- [Work to complete] Extract, in full, the lines below, beginning at the first and ending with the line that contains "plt.rcParams['font.family'] = ['Liberation". Pictures do not belong in the copy.
-- begin Given data --
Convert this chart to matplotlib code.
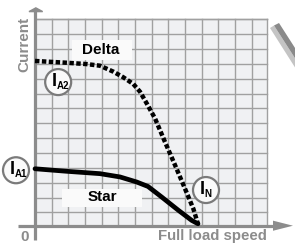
import matplotlib.pyplot as plt
from matplotlib.patches import Rectangle, Polygon, Ellipse
import numpy as np

plt.rcParams['font.family'] = ['Liberation Sans', 'DejaVu Sans']

# curves (units = grid cells)
delta_speed = [0, 1.9, 3.1, 3.9, 4.7, 5.3, 5.9, 6.3, 6.7, 7.2, 7.8, 8.4, 9.0, 9.5, 9.78]
delta_current = [11.08, 10.96, 10.87, 10.76, 10.36, 9.98, 9.53, 9.01, 8.23, 7.22, 5.63, 4.08, 2.49, 1.14, 0.11]
star_speed = [0, 1.9, 3.9, 5.1, 6.1, 6.78, 7.6, 8.6, 9.4, 9.78]
star_current = [3.83, 3.66, 3.50, 3.28, 2.94, 2.64, 1.93, 1.04, 0.36, 0.13]

# labelled points
mark_main = ['I', 'I', 'I']
mark_sub = ['A2', 'A1', 'N']
mark_x = [1.39, -1.14, 10.26]
mark_y = [9.66, 3.73, 2.40]

grey = '#8c8c8c'
paper = '#fafafa'
cell_w, cell_h = 16.67, 14.87  # pixels per unit

fig = plt.figure(figsize=(2.95, 2.44), dpi=100)
ax = fig.add_axes([0, 0, 1, 1])
ax.set_xlim(-2.1, 15.6)
ax.set_ylim(-1.23, 15.18)
ax.axis('off')

gw, gh = 13.9, 13.92
ax.add_patch(Rectangle((0, 0), gw, gh, facecolor='#f0f1f3', edgecolor='none', zorder=0))
for x in range(1, 14):
    ax.plot([x, x], [0, gh], color='#a0a0a0', lw=1, zorder=1)
ax.plot([gw, gw], [0, gh], color='#a0a0a0', lw=1, zorder=1)
for y in np.arange(0.89, gh, 1.0):
    ax.plot([0, gw], [y, y], color='#a0a0a0', lw=1, zorder=1)
ax.plot([0, gw], [gh, gh], color='#a0a0a0', lw=1, zorder=1)

# white boxes behind the curve names
ax.add_patch(Rectangle((2.22, 11.13), 3.6, 1.35, facecolor=paper, edgecolor='none', zorder=2))
ax.add_patch(Rectangle((1.62, 1.25), 4.8, 1.25, facecolor=paper, edgecolor='none', zorder=2))

# axes with arrows
ax.plot([-1.02, 14.3], [0, 0], color=grey, lw=2.3, solid_capstyle='butt', zorder=3)
ax.add_patch(Polygon([[14.28, 0.34], [14.28, -0.34], [15.48, 0]], closed=True,
                     facecolor=grey, edgecolor='none', zorder=3))
ax.plot([0, 0], [-0.96, 14.5], color=grey, lw=2.3, solid_capstyle='butt', zorder=3)
ax.add_patch(Polygon([[-0.36, 14.4], [0.46, 14.4], [0.05, 14.65]], closed=True,
                     facecolor=grey, edgecolor=grey, lw=1, zorder=3))

# curves
ax.plot(delta_speed, delta_current, color='black', lw=3.2, linestyle=(0, (1, 0.55)),
        dash_capstyle='butt', zorder=4)
ax.plot(star_speed, star_current, color='black', lw=3.4, solid_capstyle='round', zorder=4)

# circled labels
r = 13
for m, s, x, y in zip(mark_main, mark_sub, mark_x, mark_y):
    ax.add_patch(Ellipse((x, y), 2 * r / cell_w, 2 * r / cell_h, facecolor=paper,
                         edgecolor='#7a7a7a', lw=1.6, zorder=5))
    ax.text(x - 0.1, y + 0.05, m, fontsize=13, fontweight='bold', ha='right', va='center', zorder=6)
    ax.text(x - 0.1, y - 0.25, s, fontsize=7, fontweight='bold', ha='left', va='center', zorder=6)

ax.text(3.96, 11.8, 'Delta', fontsize=11, fontweight='bold', ha='center', va='center', zorder=6)
ax.text(4.02, 1.9, 'Star', fontsize=11, fontweight='bold', ha='center', va='center', zorder=6)

ax.text(-0.66, 12.2, 'Current', fontsize=11, fontweight='bold', color=grey, rotation=90,
        ha='center', va='center')
ax.text(-0.6, -0.75, '0', fontsize=11, fontweight='bold', color=grey, ha='center', va='center')
ax.text(10.65, -0.72, 'Full load speed', fontsize=10.8, fontweight='bold', color=grey,
        ha='center', va='center')

# decorative grey bar in the top-right corner, given in pixels
to_data = ax.transData.inverted()
def px(points):
    return [to_data.transform((p[0], 244 - p[1])) for p in points]

ax.add_patch(Polygon(px([[270, 28], [274, 25.5], [300, 66], [296, 69]]), closed=True,
                     facecolor='#c4c4c4', edgecolor='none', clip_on=False))
ax.add_patch(Polygon(px([[274, 25.5], [279, 23], [304, 62], [300, 66]]), closed=True,
                     facecolor='#8a8a8a', edgecolor='none', clip_on=False))

fig.savefig('out.png', dpi=100)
-- end Given data --
- [Answer]
Convert this chart to matplotlib code.
import matplotlib.pyplot as plt
from matplotlib.patches import Rectangle, Polygon, Ellipse
import numpy as np

plt.rcParams['font.family'] = ['Liberation Sans', 'DejaVu Sans']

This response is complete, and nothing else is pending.